Another option might be to create a CSV file instead of the INSERT statements, and either load it into the table using LOAD DATA INFILE (I believe that is faster then the inserts, but I can't find a reference at present) or by using it directly via the CSV storage engine, depending on your needs.
Sorry to keep throwing comments at you (last one, probably).
I just found this article which provides an example of a converting a large table from MyISAM to InnoDB, while this isn't what you are doing, he uses an intermediate Memory table and describes going from memory to InnoDB in an efficient way - Ordering the table in memory the way that InnoDB expects it to be ordered in the end. If you aren't tied to MyISAM it might be worth a look since you already have a "correct" memory table built.

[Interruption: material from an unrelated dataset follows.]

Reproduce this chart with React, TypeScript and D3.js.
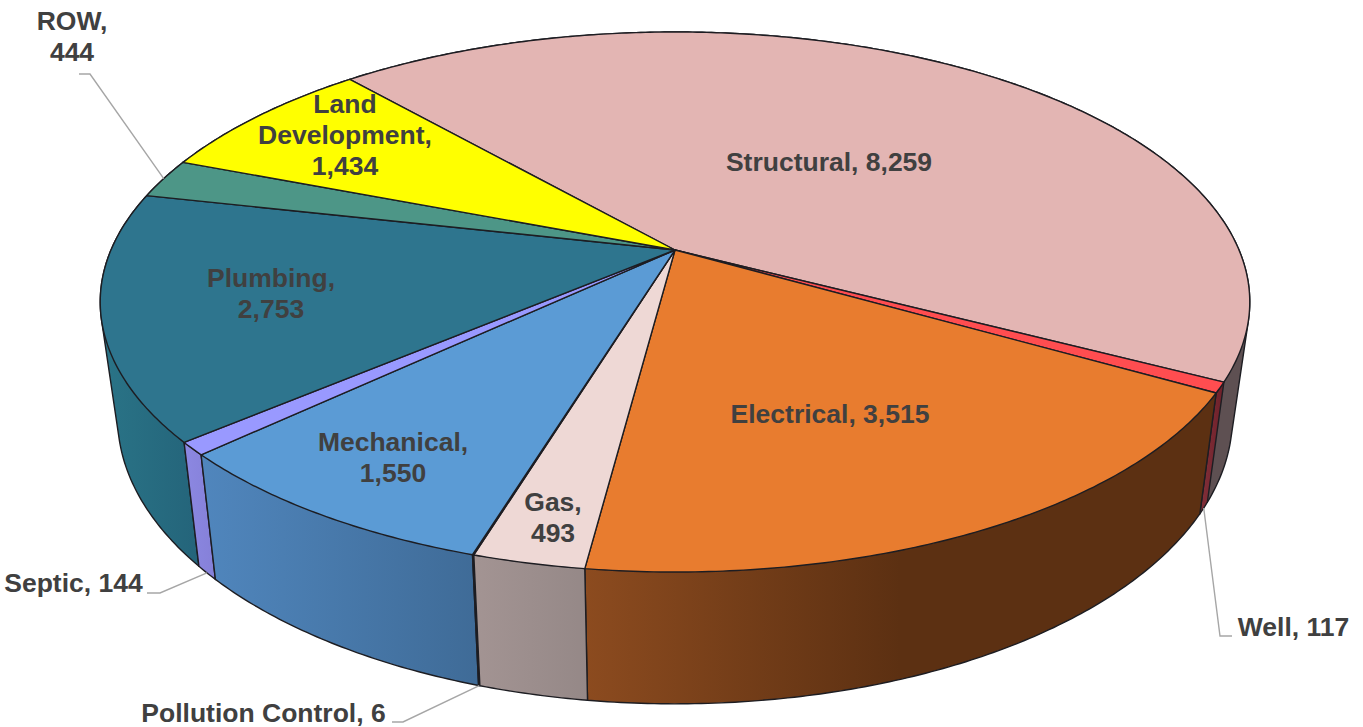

I don't use mysql but use SQL server and this is the process I use to handle a file of similar size. First I dump the file into a staging table that has no constraints. Then I identify and delete the dups from the staging table. Then I search for existing records that might match and put the idfield into a column in the staging table. Then I update where the id field column is not null and insert where it is null. One of the reasons I do all the work of getting rid of the dups in the staging table is that it means less impact on the prod table when I run it and thus it is faster in the end. My whole process runs in less than an hour (and actually does much more than I describe as I also have to denormalize and clean the data) and affects production tables for less than 15 minutes of that time. I don't have to wrorry about adjusting any constraints or dropping indexes or any of that since I do most of my processing before I hit the prod table.
Consider if a simliar process might work better for you. Also could you use some sort of bulk import to get the raw data into the staging table (I pull the 22 gig file I have into staging in around 16 minutes) instead of working row-by-row?